Multicoloured collage of faces

Teams from Oxford, Edinburgh, Stirling, Aberdeen, Cambridge, and the Open University conducted several projects between 2020-22. These connected studies explored different dimensions of patient and family experience, and utilised interview-based methods to understand illness experiences, information and support needs and experiences seeking healthcare. They bring together findings of over 200 interviews conducted during the Covid-19 pandemic. Each study has an informative public-facing section on the website, where visitors can hear and learn from the experiences of other people living with Long Covid.  

 The four studies are:  

  • Variation - Exploring diverse experiences of COVID-19, with a particular focus on minorities groups (Principal Investigator Sue Ziebland, ESRC funded) 

  • Severity - Exploring experiences of COVID-19 patients (and their families) who were treated in ICU (Principal Investigator Lisa Hinton, THIS funded) 

  • Duration - Exploring experiences of Long Covid in adults (Principal Investigator Kate Hunt, Chief Scientist Office Scotland funded) 

  • Family dynamics – Exploring experiences of Long Covid in children, young people and their families (Principal Investigator Sue Ziebland, NIHR funded) 

The launch was attended by study participants, research colleagues, support groups, policy makers, funders and other key stakeholders. Researchers officially launched their published collections, shared ideas, reflected on next steps, and provided a space for discussion with Professor Nisreen Alwan (University of Southampton) and Professor Trish Greenhalgh (Independent SAGE & University of Oxford). 

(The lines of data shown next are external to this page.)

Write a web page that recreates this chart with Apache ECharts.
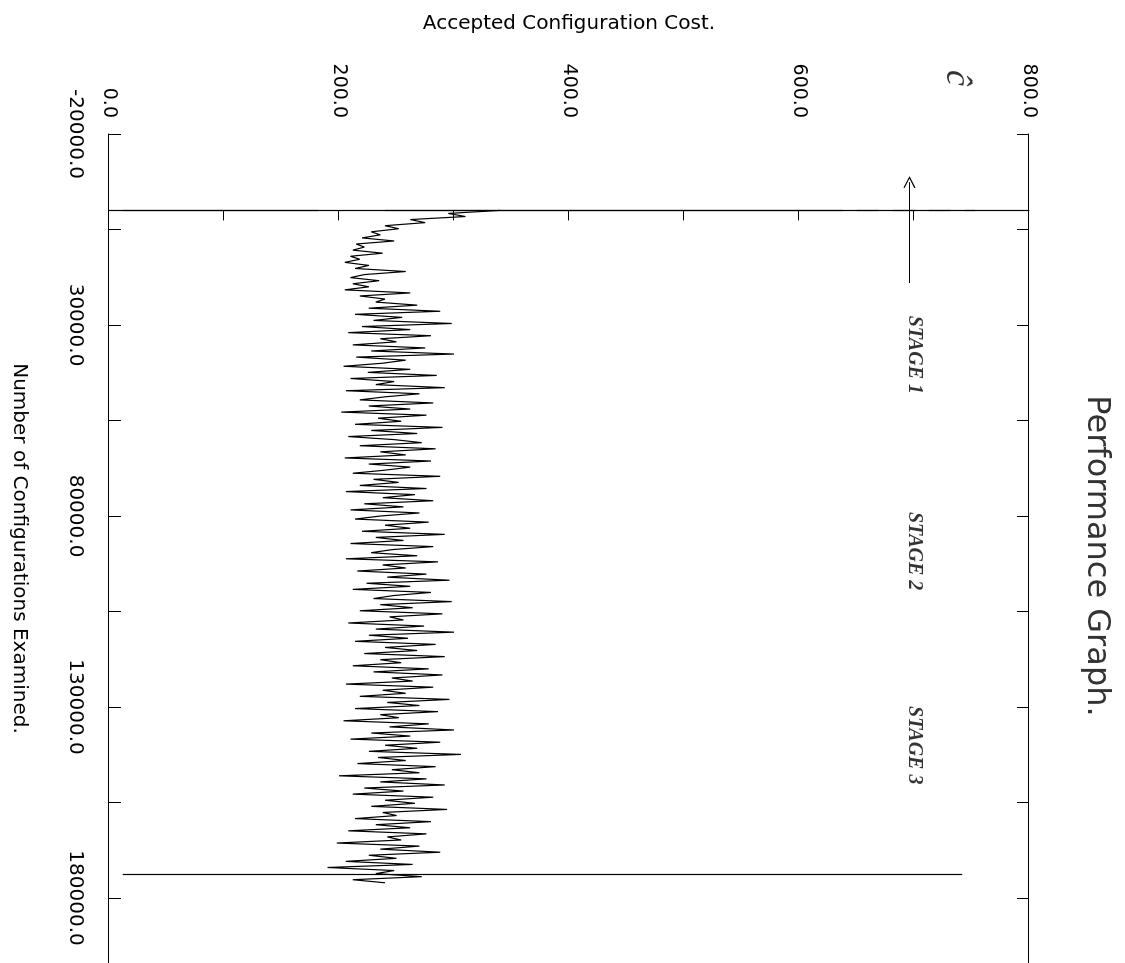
<!DOCTYPE html>
<html>
<head>
<meta charset="utf-8">
<title>Performance Graph.</title>
<script src="https://cdn.jsdelivr.net/npm/echarts@6/dist/echarts.min.js"></script>
<style>
  html, body { margin: 0; padding: 0; background: #fff; overflow: hidden; }
  /* the plot is printed sideways: draw it upright, then turn it a quarter clockwise */
  #chart {
    position: absolute; left: 0; top: 0;
    width: 963px; height: 1125px;
    transform-origin: 0 0;
    transform: translate(1125px, 0) rotate(90deg);
  }
</style>
</head>
<body>
<div id="chart"></div>
<script>
// axes
const configTicks = [-20000, 5000, 30000, 55000, 80000, 105000, 130000, 155000, 180000];
const configLabels = [-20000, 30000, 80000, 130000, 180000];
const costTicks = [0, 100, 200, 300, 400, 500, 600, 700, 800];
const costLabels = [0, 200, 400, 600, 800];

// accepted cost, sampled every 800 configurations from 0
const sampleStart = 0;
const sampleStep = 800;
const costValues = [
  // 0 .. 20000
  340, 295, 310, 262, 275, 240, 252, 228, 236, 220, 248, 215, 222, 212, 238, 210, 218, 205, 226, 214,
  258, 222, 210, 235, 212, 226,
  // 20800 .. 40000
  205, 262, 218, 240, 232, 268, 226, 288, 214, 255, 230, 298, 220, 262, 208, 280, 236, 250, 212, 275,
  228, 300, 215, 258, 238,
  // 40800 .. 80000
  204, 262, 225, 285, 210, 248, 232, 292, 206, 270, 240, 218, 282, 226, 262, 202, 276, 234, 254, 214,
  290, 228, 268, 208, 248, 272, 218, 284, 236, 258, 205, 280, 226, 262, 240, 212, 288, 230, 252, 218,
  276, 206, 266, 238, 282, 222, 256, 210, 270, 236,
  // 80800 .. 120000
  214, 278, 240, 262, 220, 292, 232, 256, 210, 282, 246, 228, 268, 206, 286, 238, 258, 216, 276, 242,
  296, 224, 262, 212, 280, 248, 230, 298, 236, 264, 218, 290, 244, 256, 208, 274, 232, 300, 226, 260,
  214, 284, 240, 268, 222, 292, 236, 254, 212, 278,
  // 120800 .. 160000
  230, 290, 246, 264, 206, 282, 238, 258, 218, 296, 242, 270, 214, 286, 236, 252, 204, 278, 244, 300,
  228, 262, 210, 288, 240, 268, 226, 306, 234, 258, 216, 284, 246, 270, 200, 276, 236, 292, 222, 256,
  212, 282, 240, 266, 228, 294, 238, 250, 214, 280,
  // 160800 .. 176000
  232, 262, 208, 276, 242, 254, 198, 270, 236, 288, 226, 250, 206, 264, 190, 248, 232, 272, 212, 240,
];

// stage boundary lines (configurations) and their cost extent
const markerConfigs = [0, 173700];
const markerLow = 12;
const markerGap = [182, 240];
const markerHigh = [753, 742];
const markerDashFrom = 619;

// stage annotations
const stageNames = ["STAGE 1", "STAGE 2", "STAGE 3"];
const stageConfigs = [37800, 89200, 140000];
const stageCost = 700;
const arrowFrom = [19000, 696];
const arrowTo = [-7400, 696];
const cHatPoint = [-20000, 737];

const lineColor = "#000";
const openArrow = "path://M0,12 L6,0 L12,12 L10.8,12.6 L6,2.6 L1.2,12.6 Z";

const tracePoints = costValues.map((v, i) => [sampleStart + i * sampleStep, v]);

const chartInstance = echarts.init(document.getElementById("chart"));
chartInstance.setOption({
  animation: false,
  backgroundColor: "#fff",
  title: {
    text: "Performance Graph.",
    left: 551,
    textAlign: "center",
    top: 8,
    textStyle: {
      color: "#333",
      fontFamily: "DejaVu Sans",
      fontSize: 32,
      fontWeight: "normal",
    },
  },
  grid: {
    left: 134,
    right: 0,
    top: 96,
    bottom: 109,
  },
  xAxis: [
    {
      type: "value",
      position: "bottom",
      min: -20000,
      max: 197000,
      name: "Number of Configurations Examined.",
      nameLocation: "middle",
      nameGap: 80,
      nameTextStyle: { color: "#000", fontFamily: "DejaVu Sans", fontSize: 20 },
      axisLine: { show: true, lineStyle: { color: lineColor, width: 1.2 } },
      axisTick: { show: true, inside: true, length: 12, customValues: configTicks, lineStyle: { color: lineColor } },
      axisLabel: {
        customValues: configLabels,
        margin: 24,
        color: "#000",
        fontFamily: "DejaVu Sans",
        fontSize: 20,
        formatter: (v) => Number(v).toFixed(1),
      },
      splitLine: { show: false },
    },
    {
      type: "value",
      position: "top",
      min: -20000,
      max: 197000,
      axisLine: { show: true, lineStyle: { color: lineColor, width: 1.2 } },
      axisTick: { show: true, inside: true, length: 12, customValues: configTicks, lineStyle: { color: lineColor } },
      axisLabel: { show: false },
      splitLine: { show: false },
    },
  ],
  yAxis: {
    type: "value",
    min: 0,
    max: 800,
    name: "Accepted Configuration Cost.",
    nameLocation: "middle",
    nameGap: 100,
    nameTextStyle: { color: "#000", fontFamily: "DejaVu Sans", fontSize: 20 },
    axisLine: { show: true, lineStyle: { color: lineColor, width: 1.2 } },
    axisTick: { show: true, inside: true, length: 10, customValues: costTicks, lineStyle: { color: lineColor } },
    axisLabel: {
      customValues: costLabels,
      margin: 16,
      color: "#000",
      fontFamily: "DejaVu Sans",
      fontSize: 19,
      formatter: (v) => Number(v).toFixed(1),
    },
    splitLine: { show: false },
  },
  series: [
    {
      name: "cost",
      type: "line",
      data: tracePoints,
      showSymbol: false,
      symbol: "none",
      lineStyle: { color: lineColor, width: 1.2 },
      markLine: {
        silent: true,
        symbol: "none",
        label: { show: false },
        lineStyle: { color: lineColor, width: 1.2, type: "solid" },
        data: [
          [{ coord: [markerConfigs[0], markerLow] }, { coord: [markerConfigs[0], markerGap[0]] }],
          [{ coord: [markerConfigs[0], markerGap[1]] }, { coord: [markerConfigs[0], markerDashFrom] }],
          [
            { coord: [markerConfigs[0], markerDashFrom], lineStyle: { type: [22, 14] } },
            { coord: [markerConfigs[0], markerHigh[0]] },
          ],
          [{ coord: [markerConfigs[1], markerLow] }, { coord: [markerConfigs[1], markerHigh[1]] }],
          [
            { coord: arrowFrom, symbol: "none" },
            { coord: arrowTo, symbol: openArrow, symbolSize: [12, 12] },
          ],
        ],
      },
    },
    {
      name: "stages",
      type: "scatter",
      symbolSize: 0,
      data: stageNames.map((n, i) => ({ name: n, value: [stageConfigs[i], stageCost] })),
      label: {
        show: true,
        position: "inside",
        formatter: (p) => p.name,
        color: "#000",
        textBorderWidth: 0,
        fontFamily: "Liberation Serif",
        fontStyle: "italic",
        fontWeight: "bold",
        fontSize: 20,
      },
    },
    {
      name: "c-hat",
      type: "scatter",
      clip: false,
      symbolSize: 0,
      data: [{ name: "ĉ", value: cHatPoint }],
      label: {
        show: true,
        position: "inside",
        offset: [-56, 0],
        formatter: (p) => p.name,
        color: "#000",
        textBorderWidth: 0,
        fontFamily: "Liberation Serif",
        fontStyle: "italic",
        fontSize: 36,
      },
    },
  ],
});

window.addEventListener("resize", () => {
  chartInstance?.resize();
});
</script>
</body>
</html>
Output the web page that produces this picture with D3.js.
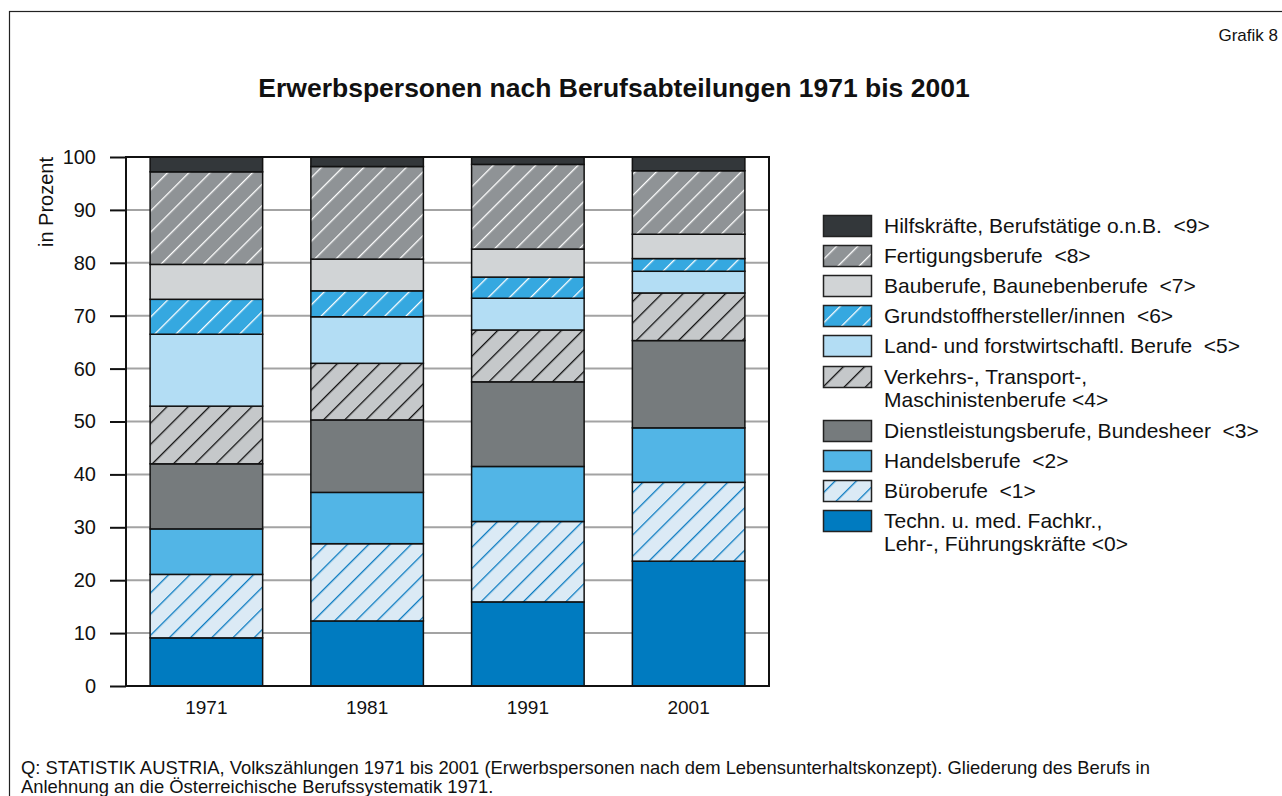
<!DOCTYPE html>
<html>
<head>
<meta charset="utf-8">
<script src="https://cdn.jsdelivr.net/npm/d3@7"></script>
<style>
  body { margin: 0; background: #fff; }
  text { font-family: "Liberation Sans", Arial, sans-serif; fill: #111; white-space: pre; }
</style>
</head>
<body>
<div id="chart"></div>
<script>
// years on the x axis
var years = ['1971', '1981', '1991', '2001']

// Berufsabteilungen <0> .. <9>, bottom to top of the stack
var keys = ['c0', 'c1', 'c2', 'c3', 'c4', 'c5', 'c6', 'c7', 'c8', 'c9']
var labels = [
    ['Techn. u. med. Fachkr.,', 'Lehr-, Führungskräfte <0>'],
    ['Büroberufe  <1>'],
    ['Handelsberufe  <2>'],
    ['Dienstleistungsberufe, Bundesheer  <3>'],
    ['Verkehrs-, Transport-,', 'Maschinistenberufe <4>'],
    ['Land- und forstwirtschaftl. Berufe  <5>'],
    ['Grundstoffhersteller/innen  <6>'],
    ['Bauberufe, Baunebenberufe  <7>'],
    ['Fertigungsberufe  <8>'],
    ['Hilfskräfte, Berufstätige o.n.B.  <9>']
]

// shares in percent (same order as keys)
var v1971 = [9.1, 12.0, 8.6, 12.3, 10.9, 13.6, 6.6, 6.6, 17.5, 2.8]
var v1981 = [12.3, 14.6, 9.7, 13.7, 10.7, 8.8, 4.9, 6.0, 17.5, 1.8]
var v1991 = [15.9, 15.2, 10.4, 16.0, 9.8, 6.0, 4.0, 5.3, 16.0, 1.4]
var v2001 = [23.6, 14.9, 10.3, 16.5, 9.0, 4.1, 2.4, 4.6, 12.0, 2.6]

var yTicks = [0, 10, 20, 30, 40, 50, 60, 70, 80, 90, 100]

// fill colour, hatch colour (null = plain)
var fills = ['#007bc0', '#dbeaf5', '#52b5e6', '#767b7d', '#c5c8ca', '#b3ddf4', '#35a8e0', '#d1d4d6', '#8f9396', '#33373a']
var hatch = [null, '#0a7bc1', null, null, '#111', null, '#fff', null, '#fff', null]

var data = [v1971, v1981, v1991, v2001].map(function (v, i) {
    var row = { year: years[i] }
    keys.forEach(function (k, j) { row[k] = v[j] })
    return row
})

var W = 1282, H = 796
var svg = d3.select('#chart').append('svg')
    .attr('width', W)
    .attr('height', H)

// hatch patterns
var defs = svg.append('defs')
keys.forEach(function (k, i) {
    if (!hatch[i]) return
    var p = defs.append('pattern')
        .attr('id', 'h' + i)
        .attr('patternUnits', 'userSpaceOnUse')
        .attr('width', 15)
        .attr('height', 15)
        .attr('patternTransform', 'rotate(45)')
    p.append('rect').attr('width', 15).attr('height', 15).attr('fill', fills[i])
    p.append('line')
        .attr('x1', 0).attr('y1', -1).attr('x2', 0).attr('y2', 16)
        .attr('stroke', hatch[i]).attr('stroke-width', 2.6)
})
function fillOf(i) { return hatch[i] ? 'url(#h' + i + ')' : fills[i] }

// outer frame
svg.append('rect')
    .attr('x', 9.5).attr('y', 11.5)
    .attr('width', W).attr('height', H)
    .attr('fill', 'none').attr('stroke', '#222').attr('stroke-width', 1.2)

svg.append('text')
    .attr('x', 1278).attr('y', 41)
    .attr('text-anchor', 'end')
    .style('font-size', '17px')
    .text('Grafik 8')

svg.append('text')
    .attr('x', 614).attr('y', 97)
    .attr('text-anchor', 'middle')
    .style('font-size', '26.5px')
    .style('font-weight', 'bold')
    .text('Erwerbspersonen nach Berufsabteilungen 1971 bis 2001')

// plot area
var pLeft = 126, pRight = 769, pTop = 157, pBottom = 686
var x = d3.scaleBand().domain(years).range([pLeft, pRight]).paddingInner(0.3).paddingOuter(0.15)
var y = d3.scaleLinear().domain([0, 100]).range([pBottom, pTop])

var g = svg.append('g')

// gray gridlines
g.selectAll('.grid')
    .data(yTicks.slice(1, -1))
    .enter().append('line')
    .attr('x1', pLeft).attr('x2', pRight)
    .attr('y1', function (d) { return y(d) }).attr('y2', function (d) { return y(d) })
    .attr('stroke', '#a3a3a3').attr('stroke-width', 2)

var stack = d3.stack().keys(keys)
var series = stack(data)

g.selectAll('.layer')
    .data(series)
    .enter().append('g')
    .attr('class', 'layer')
    .selectAll('rect')
    .data(function (s, i) { return s.map(function (d) { return { d: d, i: i } }) })
    .enter().append('rect')
    .attr('x', function (o) { return x(o.d.data.year) })
    .attr('width', x.bandwidth())
    .attr('y', function (o) { return y(o.d[1]) })
    .attr('height', function (o) { return y(o.d[0]) - y(o.d[1]) })
    .attr('fill', function (o) { return fillOf(o.i) })
    .attr('stroke', '#111')
    .attr('stroke-width', 1.5)

// plot frame
g.append('rect')
    .attr('x', pLeft).attr('y', pTop)
    .attr('width', pRight - pLeft).attr('height', pBottom - pTop)
    .attr('fill', 'none').attr('stroke', '#111').attr('stroke-width', 2)

// y axis
var yAxis = d3.axisLeft(y).tickValues(yTicks).tickSize(16).tickPadding(14)
var gy = svg.append('g')
    .attr('transform', 'translate(' + pLeft + ',0)')
    .call(yAxis)
gy.select('.domain').remove()
gy.selectAll('.tick line').attr('stroke', '#111').attr('stroke-width', 2)
gy.selectAll('.tick text')
    .style('font-size', '20px')
    .style('font-family', '"Liberation Sans", Arial, sans-serif')
    .attr('fill', '#111')

// x axis labels
var xAxis = d3.axisBottom(x).tickSize(0).tickPadding(15)
var gx = svg.append('g')
    .attr('transform', 'translate(0,' + pBottom + ')')
    .call(xAxis)
gx.select('.domain').remove()
gx.selectAll('.tick text')
    .style('font-size', '19px')
    .style('font-family', '"Liberation Sans", Arial, sans-serif')
    .attr('fill', '#111')

svg.append('text')
    .attr('transform', 'translate(53,202) rotate(-90)')
    .attr('text-anchor', 'middle')
    .style('font-size', '20px')
    .text('in Prozent')

// legend, <9> at the top
var legendTop = [215, 245, 275, 305, 335, 366, 420, 450, 480, 510]
var order = d3.range(9, -1, -1)
var lg = svg.append('g')
order.forEach(function (i, r) {
    var yy = legendTop[r]
    lg.append('rect')
        .attr('x', 823.5).attr('y', yy + 0.5)
        .attr('width', 48).attr('height', 21)
        .attr('fill', fillOf(i))
        .attr('stroke', '#222').attr('stroke-width', 1.5)
    var t = lg.append('text')
        .attr('x', 884).attr('y', yy + 18)
        .style('font-size', '21px')
    labels[i].forEach(function (line, li) {
        t.append('tspan').attr('x', 884).attr('dy', li === 0 ? 0 : 23).text(line)
    })
})

// source note
var note = svg.append('text')
    .attr('x', 21).attr('y', 774)
    .style('font-size', '18.4px')
note.append('tspan').attr('x', 21).text('Q: STATISTIK AUSTRIA, Volkszählungen 1971 bis 2001 (Erwerbspersonen nach dem Lebensunterhaltskonzept). Gliederung des Berufs in')
note.append('tspan').attr('x', 21).attr('dy', 19).text('Anlehnung an die Österreichische Berufssystematik 1971.')
</script>
</body>
</html>
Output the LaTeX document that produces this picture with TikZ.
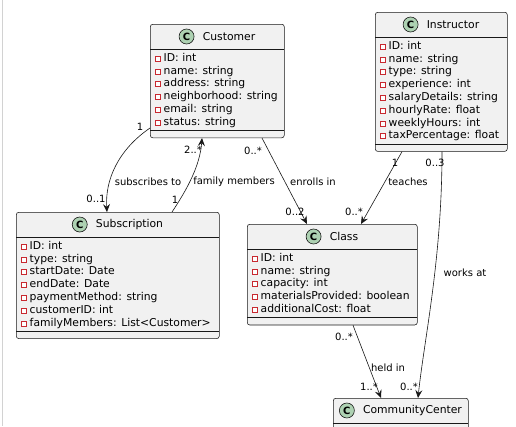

“The first Long Covid Awareness Day coincided with the launch of the last of four Covid-related modules on, focusing on the impact of Long Covid in Families,” said researcher Cervantée Wild. “Today’s event really showcased the breadth of work undertaken by our team at PHC and across many other universities and we are so grateful for our participants who so generously shared their time, energy and experiences.”  

Although most Covid-infected individuals encounter mild to moderate symptoms, or none at all, a significant number of people worldwide are dealing with what is now referred to as Long Covid. As of December 2022, approximately 2.2 million individuals in the UK alone are estimated to still experience symptoms more than four weeks after contracting Covid, and roughly 1.2 million individuals are still symptomatic one year after their Covid diagnosis. 

An underlying thread throughout Wednesday’s event was the importance of qualitative research—alongside quantitative research—to understanding Long Covid. Long Covid is a newly emerging health condition, and as such, there is limited public understanding of its nature, symptoms, and impact on patients.  

Qualitative research, such as that compiled on, enables researchers to gain insights into patients' differing experiences, perspectives, and needs, which can inform the development of interventions and treatments, as well as facilitate greater understanding of the impact Long Covid can have on patients’ daily lives, and that of their families and wider communities.  

Researcher Anna Dowrick said “This event was important for recognising that inequalities persist in access to Long Covid diagnosis and support. It is vital that we continue to build partnerships through research with the communities, governments, and NHS organisations who can bring real change in the experiences of Long Covid.”